ROGUE ONE Director Gareth Edwards Gives His Side of the Reshoot Controversy


"Rogue One" Director Gareth Edwards tries to save face about the reshoots. Say what you will about Disney, but they sure know how to expertly conduct damage control. Edwards to spoke to the L.A. Times about the Star Wars experience, but these are the juicy tidbits we gathered concerning he rumored reshoots:
"What happened was that I’d say a third of the movie or more has this embedded documentary style to it, and as a result we shot hours and hours and days and days of material. Normally when you put a film together it goes together like A-B-C-D-E and you move on. Whereas we had so many permutations, so many different ways it could be constructed, it took longer in the edit to find the exact version."
"We’d always planned to do a pickup shoot but we needed a lot of time to figure out all this material and get the best out of it.
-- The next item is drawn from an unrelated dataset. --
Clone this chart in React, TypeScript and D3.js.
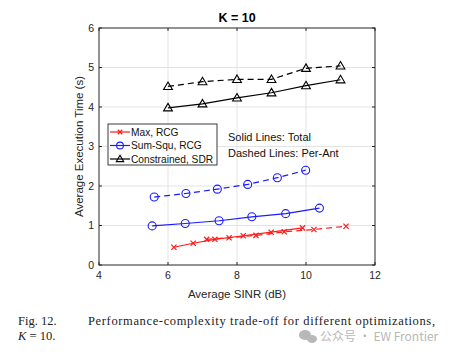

So that pushed the entire schedule in a big way. Then Disney saw the film and reacted really well and they said, “Whatever you need, we’re going to support you.” Our visual-effects shot count went from 600 to nearly 1,700, so suddenly we could do absolutely anything we wanted. To design 1,000 visual effects shots should take a year, so it was all hands to the pump and we never came up for air really until about a week ago."

"Things kept improving constantly and the film was getting better and better — and if you’re improving it, you don’t stop. I think any other movie you would say, “That’ll do. We’re going to get a hit.” But “Star Wars” is going to live forever if you do it properly. We just can’t let it go. You’ve got keep going until they prise it out of your hands."
"Making “Star Wars” is a team sport, really. You can’t make these massive movies completely on your own. Even from the costumes to the guns to the ships to the VFX, it’s a real team effort."

What's even more worrisome is the fact that it was reported earlier last week that writer Tony Gilroy made $5 Million dollars off the reshoots. He was the rumored guy that replaced Edwards as director, although never officially. This goes exactly the way my insider source described to me the on-set friction and how Edwards was pushed aside. Gilroy basically became the main director when the reshoots started. I got a lot of heat from fanboys for posting the article, but, fact of the matter is, I believe what he said and he was credible.